What this task involves: Output the full listing below exactly, without the pictures.

[Rows from a dataset of charts and code]
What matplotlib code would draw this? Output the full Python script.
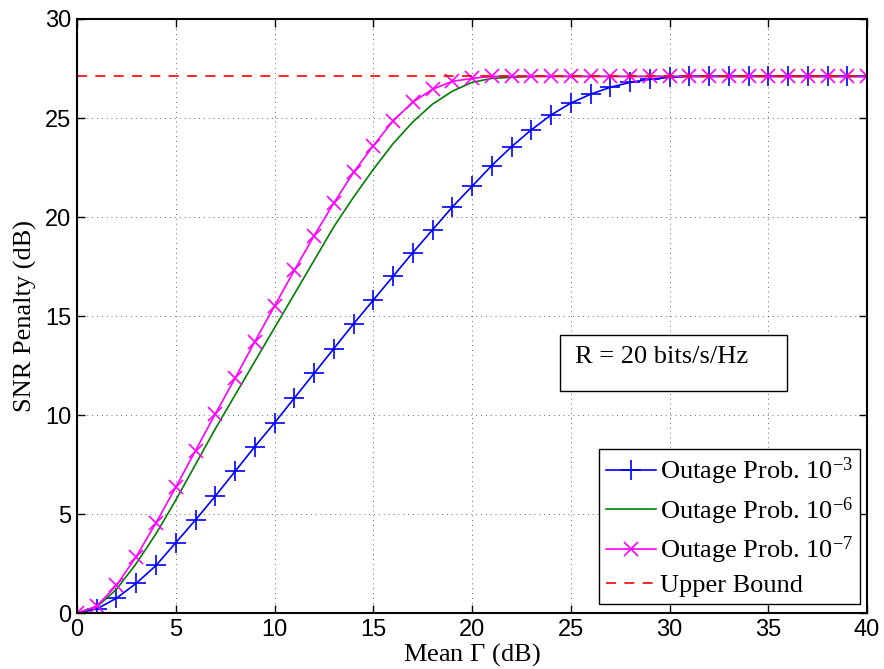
import numpy as np
import matplotlib
matplotlib.use("Agg")
import matplotlib.pyplot as plt
from matplotlib.patches import Rectangle

# --- Data ---
gamma_db = list(range(0, 41))

snr_p3 = [0.0, 0.2, 0.75, 1.5, 2.4, 3.55, 4.7, 5.9, 7.15, 8.4,
          9.6, 10.85, 12.1, 13.35, 14.6, 15.8, 17.0, 18.2, 19.35, 20.5,
          21.55, 22.6, 23.55, 24.4, 25.15, 25.75, 26.2, 26.55, 26.8, 26.95,
          27.05, 27.1, 27.1, 27.1, 27.1, 27.1, 27.1, 27.1, 27.1, 27.1, 27.1]

snr_p6 = [0.0, 0.3, 1.2, 2.5, 4.0, 5.7, 7.5, 9.3, 11.0, 12.7,
          14.4, 16.1, 17.8, 19.5, 21.0, 22.4, 23.7, 24.8, 25.7, 26.35,
          26.8, 27.0, 27.05, 27.1, 27.1, 27.1, 27.1, 27.1, 27.1, 27.1,
          27.1, 27.1, 27.1, 27.1, 27.1, 27.1, 27.1, 27.1, 27.1, 27.1, 27.1]

snr_p7 = [0.0, 0.35, 1.4, 2.85, 4.55, 6.35, 8.2, 10.05, 11.85, 13.7,
          15.5, 17.3, 19.05, 20.7, 22.25, 23.6, 24.85, 25.8, 26.45, 26.85,
          27.0, 27.1, 27.1, 27.1, 27.1, 27.1, 27.1, 27.1, 27.1, 27.1,
          27.1, 27.1, 27.1, 27.1, 27.1, 27.1, 27.1, 27.1, 27.1, 27.1, 27.1]

upper_bound = 27.1

labels = [r"Outage Prob. $10^{-3}$", r"Outage Prob. $10^{-6}$",
          r"Outage Prob. $10^{-7}$", "Upper Bound"]

# --- Figure ---
plt.rcParams['mathtext.fontset'] = 'custom'
plt.rcParams['mathtext.rm'] = 'Liberation Serif'
plt.rcParams['mathtext.it'] = 'Liberation Serif:italic'
serif = 'Liberation Serif'
fs = 19

fig = plt.figure(figsize=(8.84, 6.69), dpi=100)
ax = fig.add_axes([0.0871, 0.0837, 0.8937, 0.8879])

ax.plot(gamma_db, snr_p3, color=(0, 0, 1), lw=1.2, marker='+', ms=15, mew=1.2, label=labels[0])
ax.plot(gamma_db, snr_p6, color=(0, 0.5, 0), lw=1.2, label=labels[1])
ax.plot(gamma_db, snr_p7, color=(1, 0, 1), lw=1.2, marker='x', ms=10, mew=1.2, label=labels[2])
ax.plot([gamma_db[0], gamma_db[-1]], [upper_bound, upper_bound], color=(1, 0, 0),
        lw=1.2, ls=(0, (6, 5)), label=labels[3])

ax.set_xlim(0, 40)
ax.set_ylim(0, 30)
ax.set_xticks(range(0, 41, 5))
ax.set_yticks(range(0, 31, 5))
ax.grid(True, color='black', ls=(0, (1, 4)), lw=0.7, alpha=0.6)
ax.tick_params(direction='in', top=True, right=True, length=6, width=1,
               labelsize=17, pad=4)
for lab in ax.get_xticklabels() + ax.get_yticklabels():
    lab.set_family('Liberation Sans')
for sp in ax.spines.values():
    sp.set_linewidth(1.5)

ax.set_xlabel(r"Mean $\Gamma$ (dB)", family=serif, fontsize=fs)
ax.xaxis.set_label_coords(0.5, -0.048)
ax.set_ylabel("SNR Penalty (dB)", family=serif, fontsize=fs)
ax.yaxis.set_label_coords(-0.05, 0.5)

# annotation box
ax.add_patch(Rectangle((0.611, 0.374), 0.288, 0.094, transform=ax.transAxes,
                       fc='white', ec='black', lw=1, zorder=5))
ax.text(0.630, 0.421, "R = 20 bits/s/Hz", transform=ax.transAxes,
        family=serif, fontsize=fs, va='baseline', ha='left', zorder=6)

leg = ax.legend(loc='lower right', bbox_to_anchor=(0.991, 0.015),
                prop={'family': serif, 'size': fs},
                frameon=True, fancybox=False, edgecolor='black', framealpha=1,
                handlelength=1.9, handletextpad=0.15, borderpad=0.25,
                labelspacing=0.3, borderaxespad=0)
leg.get_frame().set_linewidth(1)

fig.savefig("out.png", dpi=100)
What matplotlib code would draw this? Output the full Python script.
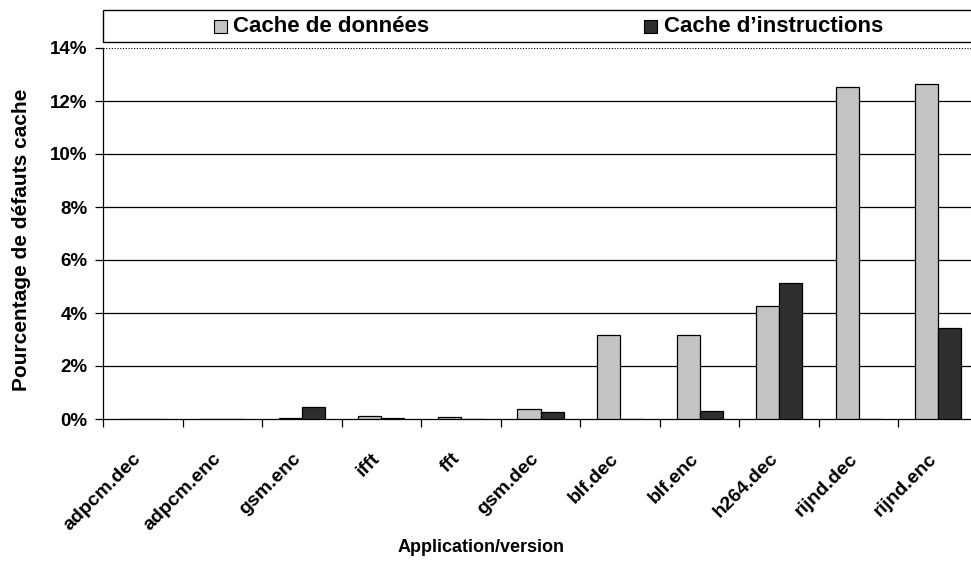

Solution for this task:
What matplotlib code would draw this? Output the full Python script.
import numpy as np
import matplotlib
matplotlib.use("Agg")
import matplotlib.pyplot as plt
from matplotlib.patches import Rectangle

# --- Data ---
gamma_db = list(range(0, 41))

snr_p3 = [0.0, 0.2, 0.75, 1.5, 2.4, 3.55, 4.7, 5.9, 7.15, 8.4,
          9.6, 10.85, 12.1, 13.35, 14.6, 15.8, 17.0, 18.2, 19.35, 20.5,
          21.55, 22.6, 23.55, 24.4, 25.15, 25.75, 26.2, 26.55, 26.8, 26.95,
          27.05, 27.1, 27.1, 27.1, 27.1, 27.1, 27.1, 27.1, 27.1, 27.1, 27.1]

snr_p6 = [0.0, 0.3, 1.2, 2.5, 4.0, 5.7, 7.5, 9.3, 11.0, 12.7,
          14.4, 16.1, 17.8, 19.5, 21.0, 22.4, 23.7, 24.8, 25.7, 26.35,
          26.8, 27.0, 27.05, 27.1, 27.1, 27.1, 27.1, 27.1, 27.1, 27.1,
          27.1, 27.1, 27.1, 27.1, 27.1, 27.1, 27.1, 27.1, 27.1, 27.1, 27.1]

snr_p7 = [0.0, 0.35, 1.4, 2.85, 4.55, 6.35, 8.2, 10.05, 11.85, 13.7,
          15.5, 17.3, 19.05, 20.7, 22.25, 23.6, 24.85, 25.8, 26.45, 26.85,
          27.0, 27.1, 27.1, 27.1, 27.1, 27.1, 27.1, 27.1, 27.1, 27.1,
          27.1, 27.1, 27.1, 27.1, 27.1, 27.1, 27.1, 27.1, 27.1, 27.1, 27.1]

upper_bound = 27.1

labels = [r"Outage Prob. $10^{-3}$", r"Outage Prob. $10^{-6}$",
          r"Outage Prob. $10^{-7}$", "Upper Bound"]

# --- Figure ---
plt.rcParams['mathtext.fontset'] = 'custom'
plt.rcParams['mathtext.rm'] = 'Liberation Serif'
plt.rcParams['mathtext.it'] = 'Liberation Serif:italic'
serif = 'Liberation Serif'
fs = 19

fig = plt.figure(figsize=(8.84, 6.69), dpi=100)
ax = fig.add_axes([0.0871, 0.0837, 0.8937, 0.8879])

ax.plot(gamma_db, snr_p3, color=(0, 0, 1), lw=1.2, marker='+', ms=15, mew=1.2, label=labels[0])
ax.plot(gamma_db, snr_p6, color=(0, 0.5, 0), lw=1.2, label=labels[1])
ax.plot(gamma_db, snr_p7, color=(1, 0, 1), lw=1.2, marker='x', ms=10, mew=1.2, label=labels[2])
ax.plot([gamma_db[0], gamma_db[-1]], [upper_bound, upper_bound], color=(1, 0, 0),
        lw=1.2, ls=(0, (6, 5)), label=labels[3])

ax.set_xlim(0, 40)
ax.set_ylim(0, 30)
ax.set_xticks(range(0, 41, 5))
ax.set_yticks(range(0, 31, 5))
ax.grid(True, color='black', ls=(0, (1, 4)), lw=0.7, alpha=0.6)
ax.tick_params(direction='in', top=True, right=True, length=6, width=1,
               labelsize=17, pad=4)
for lab in ax.get_xticklabels() + ax.get_yticklabels():
    lab.set_family('Liberation Sans')
for sp in ax.spines.values():
    sp.set_linewidth(1.5)

ax.set_xlabel(r"Mean $\Gamma$ (dB)", family=serif, fontsize=fs)
ax.xaxis.set_label_coords(0.5, -0.048)
ax.set_ylabel("SNR Penalty (dB)", family=serif, fontsize=fs)
ax.yaxis.set_label_coords(-0.05, 0.5)

# annotation box
ax.add_patch(Rectangle((0.611, 0.374), 0.288, 0.094, transform=ax.transAxes,
                       fc='white', ec='black', lw=1, zorder=5))
ax.text(0.630, 0.421, "R = 20 bits/s/Hz", transform=ax.transAxes,
        family=serif, fontsize=fs, va='baseline', ha='left', zorder=6)

leg = ax.legend(loc='lower right', bbox_to_anchor=(0.991, 0.015),
                prop={'family': serif, 'size': fs},
                frameon=True, fancybox=False, edgecolor='black', framealpha=1,
                handlelength=1.9, handletextpad=0.15, borderpad=0.25,
                labelspacing=0.3, borderaxespad=0)
leg.get_frame().set_linewidth(1)

fig.savefig("out.png", dpi=100)
What matplotlib code would draw this? Output the full Python script.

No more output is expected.